Irons, who owns several cars and six houses, including a pink castle in County Cork, Ireland, nevertheless dismissed the idea that a recovery in consumption would help Britain out of recession: “How many clothes do people need? People must drop their standard of living so the wealth can be spread about."
He rightly suggests there are too many of us yet this father of two says: “I don’t think you can tell people not to have children."
The grimmer alternative, says Irons, is to continue to inflate the richer western economies to bursting point at the expense of poorer nations: “We would have to ringfence those who are starving and fighting over water, keeping everybody out. We’d live in a sort of fortress world, with an area which is fine, with its guarded oil pipe coming from Afghanistan or wherever, but I can’t see that working.”....Thus spake the fecund owner of six cars and a pink painted castle on an Irish Lough.

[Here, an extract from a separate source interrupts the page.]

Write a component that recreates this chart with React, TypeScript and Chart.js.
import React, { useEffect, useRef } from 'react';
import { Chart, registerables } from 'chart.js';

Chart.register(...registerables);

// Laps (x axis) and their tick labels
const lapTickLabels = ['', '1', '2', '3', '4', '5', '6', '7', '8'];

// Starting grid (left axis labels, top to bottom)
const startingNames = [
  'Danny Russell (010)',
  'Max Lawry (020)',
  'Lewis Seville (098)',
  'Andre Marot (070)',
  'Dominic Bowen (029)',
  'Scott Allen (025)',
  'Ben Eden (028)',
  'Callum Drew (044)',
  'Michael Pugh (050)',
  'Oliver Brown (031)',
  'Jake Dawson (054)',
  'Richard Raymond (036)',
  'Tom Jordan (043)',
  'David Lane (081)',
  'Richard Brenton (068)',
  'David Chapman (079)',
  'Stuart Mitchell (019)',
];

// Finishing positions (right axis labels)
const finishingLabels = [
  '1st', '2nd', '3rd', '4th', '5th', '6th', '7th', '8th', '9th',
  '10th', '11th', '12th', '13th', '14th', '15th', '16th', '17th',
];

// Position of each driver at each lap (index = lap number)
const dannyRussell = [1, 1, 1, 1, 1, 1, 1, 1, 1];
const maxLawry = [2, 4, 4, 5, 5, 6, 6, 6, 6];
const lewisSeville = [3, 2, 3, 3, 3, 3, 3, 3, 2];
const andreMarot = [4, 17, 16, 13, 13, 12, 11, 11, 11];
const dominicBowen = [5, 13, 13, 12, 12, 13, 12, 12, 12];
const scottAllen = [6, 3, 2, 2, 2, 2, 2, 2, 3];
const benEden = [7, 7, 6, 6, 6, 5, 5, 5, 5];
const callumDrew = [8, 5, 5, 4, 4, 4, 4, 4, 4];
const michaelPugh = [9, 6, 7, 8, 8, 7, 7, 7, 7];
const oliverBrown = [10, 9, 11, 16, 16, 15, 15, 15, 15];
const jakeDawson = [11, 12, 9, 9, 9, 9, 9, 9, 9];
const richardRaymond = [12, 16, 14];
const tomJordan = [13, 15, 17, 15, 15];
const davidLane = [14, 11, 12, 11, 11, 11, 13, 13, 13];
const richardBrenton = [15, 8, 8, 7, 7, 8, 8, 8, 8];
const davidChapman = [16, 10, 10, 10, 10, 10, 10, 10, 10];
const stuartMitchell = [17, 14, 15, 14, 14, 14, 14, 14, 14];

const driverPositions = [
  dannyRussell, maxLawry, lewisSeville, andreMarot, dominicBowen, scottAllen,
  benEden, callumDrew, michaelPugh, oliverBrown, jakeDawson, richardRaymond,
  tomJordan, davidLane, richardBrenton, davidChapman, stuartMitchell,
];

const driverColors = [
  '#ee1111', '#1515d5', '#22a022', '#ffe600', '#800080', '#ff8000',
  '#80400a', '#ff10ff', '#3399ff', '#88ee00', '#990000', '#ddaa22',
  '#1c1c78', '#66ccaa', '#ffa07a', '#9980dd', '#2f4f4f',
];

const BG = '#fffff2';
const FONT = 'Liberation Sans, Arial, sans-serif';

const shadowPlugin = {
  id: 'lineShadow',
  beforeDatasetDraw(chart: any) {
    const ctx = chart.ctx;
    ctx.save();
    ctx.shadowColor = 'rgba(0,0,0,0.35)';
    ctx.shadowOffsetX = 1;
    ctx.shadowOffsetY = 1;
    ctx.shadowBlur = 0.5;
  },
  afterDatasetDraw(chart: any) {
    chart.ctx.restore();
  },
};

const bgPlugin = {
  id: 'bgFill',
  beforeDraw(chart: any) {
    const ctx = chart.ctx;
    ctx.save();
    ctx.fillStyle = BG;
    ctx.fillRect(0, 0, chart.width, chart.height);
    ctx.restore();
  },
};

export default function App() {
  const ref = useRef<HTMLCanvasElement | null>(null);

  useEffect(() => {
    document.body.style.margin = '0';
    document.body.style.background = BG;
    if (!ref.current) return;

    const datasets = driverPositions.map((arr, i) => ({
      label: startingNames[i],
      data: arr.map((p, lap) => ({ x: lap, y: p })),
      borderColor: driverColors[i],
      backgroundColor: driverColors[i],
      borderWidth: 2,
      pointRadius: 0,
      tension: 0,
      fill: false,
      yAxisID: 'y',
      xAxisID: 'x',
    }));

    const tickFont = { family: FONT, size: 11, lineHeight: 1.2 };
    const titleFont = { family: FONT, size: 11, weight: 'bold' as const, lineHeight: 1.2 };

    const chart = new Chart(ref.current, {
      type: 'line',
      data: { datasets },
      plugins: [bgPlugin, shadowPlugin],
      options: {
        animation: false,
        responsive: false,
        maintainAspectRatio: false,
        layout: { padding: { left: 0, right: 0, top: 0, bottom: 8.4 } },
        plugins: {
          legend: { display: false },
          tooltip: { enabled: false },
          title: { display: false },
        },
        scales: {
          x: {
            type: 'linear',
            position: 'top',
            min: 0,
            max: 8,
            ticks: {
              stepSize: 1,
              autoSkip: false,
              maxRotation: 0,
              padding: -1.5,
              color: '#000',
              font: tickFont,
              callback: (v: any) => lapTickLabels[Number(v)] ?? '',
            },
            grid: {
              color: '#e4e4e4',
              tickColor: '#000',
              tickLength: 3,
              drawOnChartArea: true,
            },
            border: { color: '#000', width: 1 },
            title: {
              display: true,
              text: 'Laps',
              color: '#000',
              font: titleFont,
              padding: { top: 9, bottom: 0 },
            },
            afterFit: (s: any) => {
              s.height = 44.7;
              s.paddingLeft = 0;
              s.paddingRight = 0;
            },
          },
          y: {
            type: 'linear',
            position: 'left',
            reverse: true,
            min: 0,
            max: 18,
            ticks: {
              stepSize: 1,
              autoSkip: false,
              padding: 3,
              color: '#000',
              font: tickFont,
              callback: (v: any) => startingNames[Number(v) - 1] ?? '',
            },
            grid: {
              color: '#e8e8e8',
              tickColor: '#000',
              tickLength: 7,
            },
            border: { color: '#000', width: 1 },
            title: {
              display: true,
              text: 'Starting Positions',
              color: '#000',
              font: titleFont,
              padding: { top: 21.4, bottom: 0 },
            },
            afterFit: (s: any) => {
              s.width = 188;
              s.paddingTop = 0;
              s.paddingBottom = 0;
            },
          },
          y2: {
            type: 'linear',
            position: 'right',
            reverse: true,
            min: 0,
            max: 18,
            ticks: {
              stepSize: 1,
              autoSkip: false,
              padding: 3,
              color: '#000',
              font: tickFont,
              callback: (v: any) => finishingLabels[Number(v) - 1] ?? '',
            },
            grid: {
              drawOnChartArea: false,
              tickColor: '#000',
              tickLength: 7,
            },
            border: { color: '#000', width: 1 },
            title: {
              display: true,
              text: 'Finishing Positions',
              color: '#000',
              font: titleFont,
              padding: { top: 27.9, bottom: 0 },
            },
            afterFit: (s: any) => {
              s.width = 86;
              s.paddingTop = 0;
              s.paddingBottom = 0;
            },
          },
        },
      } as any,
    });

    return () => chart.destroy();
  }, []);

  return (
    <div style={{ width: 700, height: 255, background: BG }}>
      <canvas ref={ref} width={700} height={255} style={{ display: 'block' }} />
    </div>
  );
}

Reading that last comment I am uncomfortably aware of pots calling kettles pink. My personsal Ship of Fools is swift approaching the rocky channel of overdraft times. This week my late cousin's library went up for sale. It occured to me it would have been nice to own a small collection of his books to remind me of the many happy hours I have passed in that room of wonders. I chose first editions of the "Hound of the Baskervilles"," Johnson's Lives of the Poets" and the Surtees' Jorrocks collection. I noticed in time the bid I was making would carry me into the overdraft shallows and equalled the amount I have promised to pay my charities for the rest of the year. One of these is Help for Heroes and, as it happens, one of those heroes was interviewed on radio. He was a Lance Corporal who had lost three limbs. His esprit was shaming. I tore up the cheque for the auction.